While rates have increased in the last six months, impacting affordability, the rise is not significant according to historical trends, says Mark Bound, chief economist and senior vice president at Metrostudy, a provider of primary and secondary market information to the housing and residential construction industries. In the long term, Boud predicts mortgage interest rates will top out at 5.8 percent in 2020 and 2021, eventually being pulled down by slower economic growth—and because of tighter lending practices, the market environment will not become as dire as the last housing bubble.

As for inventory, it is significantly under-supplied, while homes are increasingly overvalued; however, the risk of a price collapse is small due to the tight market, and Boud expects the cycle of under-supply to plateau in 2020. The lack of new inventory is, in part, in response to trade increases, as many of the imposed tariffs—specifically the 20-plus percent tariff on lumber imports, and 10 and 25 percent tariffs on aluminum and steel imports, respectively—directly impact construction efforts.
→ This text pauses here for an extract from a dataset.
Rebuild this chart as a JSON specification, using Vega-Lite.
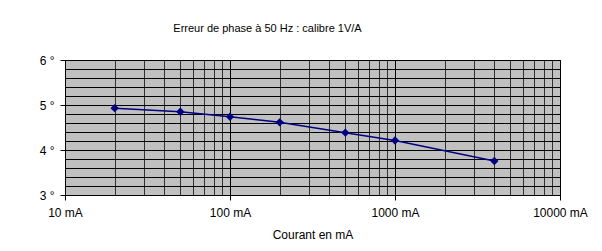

These factors could lead to an increase in overall construction timelines, as well as an increase in construction costs by at least $2,000 per house, according to Boud. More homes in the upper price ranges are being built, while inventory under $400,000 is lower, in some cases. Overall, the national market is becoming top-heavy, which typically only occurs where land is more expensive, such as in California, Boud says.

Remodeling activity continues to rise in response to homeowners staying in their homes for longer, as well as the continuing trend toward purchasing existing homes, which triggers renovations. According to Boud, this is most common in coastal markets, or markets that have high appreciation rates, such as Texas.

Something to watch? Inflation. Boud says inflationary pressures are slowly building—inflation rose from 2.4 percent in March to 2.9 percent in August—but in a few years, the national debt could slow economic growth, which, in turn, could slow down rising interest rates.

Another concern? The current downward trend of the 2-10 Treasury yield spread, which could see negative figures in about a year, may be a sign that a recession is in the cards.

However, the current economy is healthy, Boud says. In the past 12 months, 2.4 million jobs have been generated, increasing demand for housing and pushing the unemployment rate down. Additionally, housing starts are fairly stable, forecasted to be 1.28 million in 2018, and increasing to 1.33 million in 2019 and 1.345 million in 2020, before plateauing.

Liz Dominguez is RISMedia’s associate content editor. Email her your real estate news ideas at ldominguez@rismedia.com. For the latest real estate news and trends, bookmark RISMedia.com.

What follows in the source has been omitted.